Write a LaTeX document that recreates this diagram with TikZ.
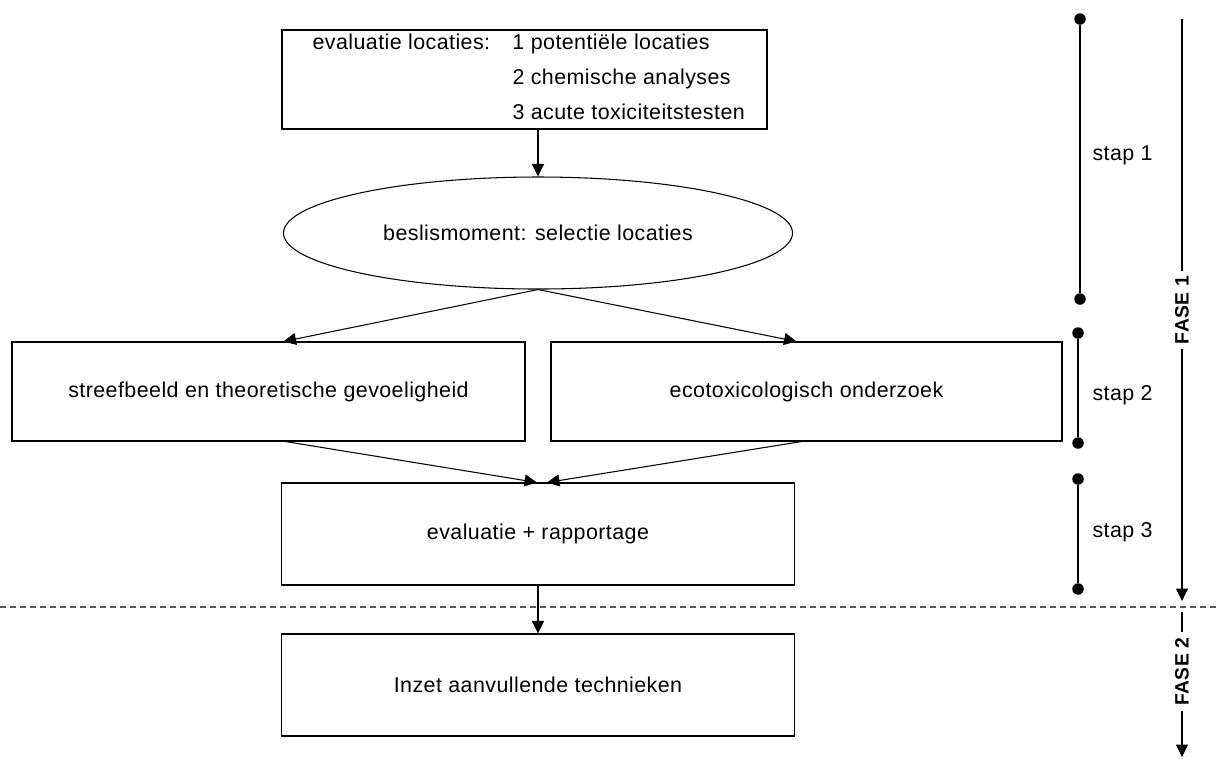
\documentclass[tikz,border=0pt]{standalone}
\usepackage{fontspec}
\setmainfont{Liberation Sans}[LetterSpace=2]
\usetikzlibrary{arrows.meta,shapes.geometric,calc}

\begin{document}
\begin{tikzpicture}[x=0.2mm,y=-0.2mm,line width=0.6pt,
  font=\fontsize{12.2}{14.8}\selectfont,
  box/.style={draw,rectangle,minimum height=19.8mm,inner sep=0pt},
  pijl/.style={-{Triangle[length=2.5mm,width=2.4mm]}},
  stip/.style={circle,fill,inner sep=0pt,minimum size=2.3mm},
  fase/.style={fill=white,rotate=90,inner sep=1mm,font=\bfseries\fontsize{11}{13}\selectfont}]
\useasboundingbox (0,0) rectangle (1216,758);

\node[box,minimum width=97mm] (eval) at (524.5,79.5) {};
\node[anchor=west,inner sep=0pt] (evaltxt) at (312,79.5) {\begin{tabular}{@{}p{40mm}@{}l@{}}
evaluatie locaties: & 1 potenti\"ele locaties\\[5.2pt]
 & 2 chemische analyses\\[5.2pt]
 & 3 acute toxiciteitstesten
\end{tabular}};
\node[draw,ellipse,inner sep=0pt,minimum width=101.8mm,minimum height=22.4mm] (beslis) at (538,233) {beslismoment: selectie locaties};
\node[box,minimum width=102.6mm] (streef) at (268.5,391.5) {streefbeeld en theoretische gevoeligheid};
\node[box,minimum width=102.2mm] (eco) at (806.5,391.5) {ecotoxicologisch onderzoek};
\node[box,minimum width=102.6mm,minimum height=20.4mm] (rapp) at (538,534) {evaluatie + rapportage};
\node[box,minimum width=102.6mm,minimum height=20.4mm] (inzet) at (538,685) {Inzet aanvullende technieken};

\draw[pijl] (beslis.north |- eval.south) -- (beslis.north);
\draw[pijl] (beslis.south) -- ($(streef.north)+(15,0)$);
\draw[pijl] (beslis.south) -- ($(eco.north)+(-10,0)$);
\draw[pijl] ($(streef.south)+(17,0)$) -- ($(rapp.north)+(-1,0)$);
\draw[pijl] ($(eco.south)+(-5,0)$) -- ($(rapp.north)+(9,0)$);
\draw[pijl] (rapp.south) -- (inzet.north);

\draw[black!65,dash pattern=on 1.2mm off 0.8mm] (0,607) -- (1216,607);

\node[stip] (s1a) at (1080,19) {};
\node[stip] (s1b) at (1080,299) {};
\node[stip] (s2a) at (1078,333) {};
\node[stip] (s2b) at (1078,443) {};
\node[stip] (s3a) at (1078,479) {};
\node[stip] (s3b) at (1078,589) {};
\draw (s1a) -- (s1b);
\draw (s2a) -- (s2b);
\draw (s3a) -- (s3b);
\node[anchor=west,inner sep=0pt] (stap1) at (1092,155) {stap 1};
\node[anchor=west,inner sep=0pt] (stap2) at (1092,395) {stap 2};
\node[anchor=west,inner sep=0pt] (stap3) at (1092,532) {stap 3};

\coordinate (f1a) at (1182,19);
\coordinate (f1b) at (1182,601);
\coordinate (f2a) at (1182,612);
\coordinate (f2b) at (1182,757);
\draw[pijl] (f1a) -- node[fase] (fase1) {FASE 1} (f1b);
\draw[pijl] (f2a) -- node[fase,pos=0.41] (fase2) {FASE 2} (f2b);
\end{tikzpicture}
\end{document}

_ _ _ _ _

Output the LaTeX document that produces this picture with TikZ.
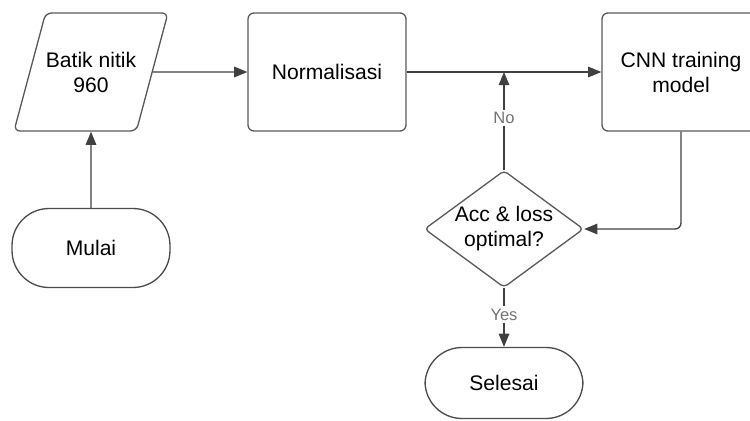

_ _ _ _ _

Start at the line above containing "Write a LaTeX" and stop at the line containing "(0,0) rectangle (1216,758);": print those lines and everything between them exactly, but not the pictures.

— Response —
Write a LaTeX document that recreates this diagram with TikZ.
\documentclass[tikz,border=0pt]{standalone}
\usepackage{fontspec}
\setmainfont{Liberation Sans}[LetterSpace=2]
\usetikzlibrary{arrows.meta,shapes.geometric,calc}

\begin{document}
\begin{tikzpicture}[x=0.2mm,y=-0.2mm,line width=0.6pt,
  font=\fontsize{12.2}{14.8}\selectfont,
  box/.style={draw,rectangle,minimum height=19.8mm,inner sep=0pt},
  pijl/.style={-{Triangle[length=2.5mm,width=2.4mm]}},
  stip/.style={circle,fill,inner sep=0pt,minimum size=2.3mm},
  fase/.style={fill=white,rotate=90,inner sep=1mm,font=\bfseries\fontsize{11}{13}\selectfont}]
\useasboundingbox (0,0) rectangle (1216,758);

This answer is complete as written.